Are you saying 70% charge or the actual inverter load?
Hi,
I was talking about 70% Battery load. The victron charger detects unreasonable voltage values. And the problem gets worse. Newest example:
I reduced the load of the battery (by consuming) to at most 30% (13.0V lt. battery manual). Sun was shining little the next day, max. Power from solar measured 440W, harvested in sum 430Wh, the charger detected the batteries are full, it went via absorption to float and stayed in float till i came in the evening when it was dark. It did not even recognize that its dark outside 😥. I had to reboot it (disconnect all energy sources) and then after reconnect it registered 13.1V from the battery block, same value the inverter measured as current battery voltage and reasonable from what was in the batteries and what was charged. For me it seems that the charger runs into a problem when the power exceeds a certain limit, which should be in its limits and then it goes crazy until it gets a reboot.
Its for me still hard to believe that its the circuit breaker but I would love if you all are right and i am wrong and i will test it immediately after my holidays :). Its for sure not a good one and i will replace it. But I fear then its still the charger. If it would be the batteries, the inverter would read same crappy data the charger reads.
Naja, lets see.
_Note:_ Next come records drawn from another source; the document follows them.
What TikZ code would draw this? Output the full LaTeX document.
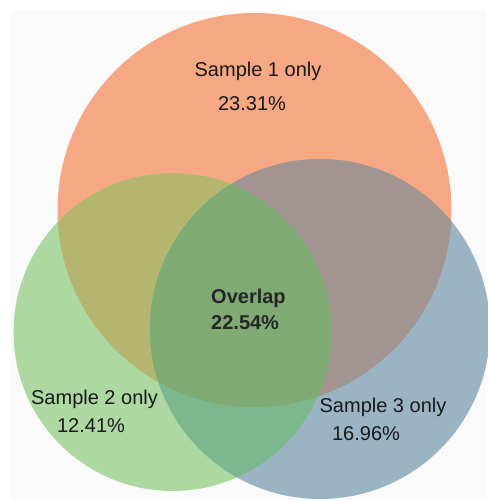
\documentclass[tikz,border=0pt]{standalone}
\usepackage{fontspec}
\setmainfont{Liberation Sans}
\usetikzlibrary{positioning}
\definecolor{onecol}{RGB}{246,168,133}
\definecolor{twocol}{RGB}{173,216,162}
\definecolor{threecol}{RGB}{155,180,195}
\definecolor{onetwocol}{RGB}{180,181,110}
\definecolor{onethreecol}{RGB}{162,148,145}
\definecolor{twothreecol}{RGB}{124,183,142}
\definecolor{allcol}{RGB}{128,170,116}
\definecolor{inkcol}{RGB}{25,25,25}
\tikzset{
    x=1pt,
    y=-1pt,
    venntext/.style = {
        inner sep=0pt,
        text=inkcol,
        font=\fontsize{20}{24}\selectfont
    },
    overlaptext/.style = {
        venntext,
        anchor=west,
        text=black!85,
        font=\fontsize{20}{24}\selectfont\bfseries
    },
}

\begin{document}
\begin{tikzpicture}
        \useasboundingbox (0,0) rectangle (487,500);
        \fill[black!2] (11,11) rectangle (486,500);

        % circle centres
        \coordinate (one) at (254.5,210);
        \coordinate (two) at (172.5,332);
        \coordinate (three) at (320,329);
        \def\rone{197pt}
        \def\rtwo{159pt}
        \def\rthree{170pt}

        \fill[onecol] (one) circle[radius=\rone];
        \fill[twocol] (two) circle[radius=\rtwo];
        \fill[threecol] (three) circle[radius=\rthree];

        % pairwise overlaps
        \begin{scope}
            \clip (one) circle[radius=\rone];
            \fill[onetwocol] (two) circle[radius=\rtwo];
            \fill[onethreecol] (three) circle[radius=\rthree];
        \end{scope}
        \begin{scope}
            \clip (two) circle[radius=\rtwo];
            \fill[twothreecol] (three) circle[radius=\rthree];
        \end{scope}
        \begin{scope}
            \clip (one) circle[radius=\rone];
            \clip (two) circle[radius=\rtwo];
            \fill[allcol] (three) circle[radius=\rthree];
        \end{scope}

        \node[venntext] (onename) at (258,71) {Sample 1 only};
        \node[venntext] (onepct) at (252,104) {23.31\%};
        \node[overlaptext] (overname) at (211,298) {Overlap};
        \node[overlaptext] (overpct) at (211,323) {22.54\%};
        \node[venntext] (twoname) at (94.5,399) {Sample 2 only};
        \node[venntext] (twopct) at (91,426) {12.41\%};
        \node[venntext] (threename) at (383,407) {Sample 3 only};
        \node[venntext] (threepct) at (366,434) {16.96\%};
    \end{tikzpicture}
\end{document}
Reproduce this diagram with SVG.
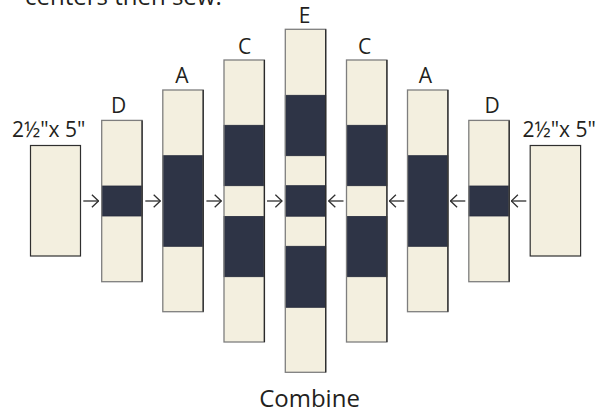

Before I leave my flat I will reduce the solar power to 200W, that it charges continously with a small power to not stress whats left from the device. there will be no consumption anyway.

Thx for your answer 🖖
 
For me it seems that the charger runs into a problem when the power exceeds a certain limit, which should be in its limits
Replace the breaker connected to the controller. Replace with a 60 amp fuse as recomended. The type of breaker you have used are very unreliable, and can cause intermittent volt drops and/or disconnection. Note this fuse should be positioned near the battery positive buss bar, this provides protection for the cable to the controller and the controller itself, from excessive battery energy, if a fault occurs in the cable or controller.
Cables to the inverter, 2 x 16mm2 has a maxinum safe rating of 220 amps, for operating the inverter at 3000 watts you need 50mm2, minimum, cable protected by a 300 amp fuse, fuse as close to positive buss bar as possible.
Ideally replace the copper pipe buss bar with quality items rated for 300 amps. Replace battery terminal to buss bar cables with 16mm2 cable.
Note in a battery powered system fuses or quality breakers are positioned as close as practical to the battery bank or battery positive buss bar.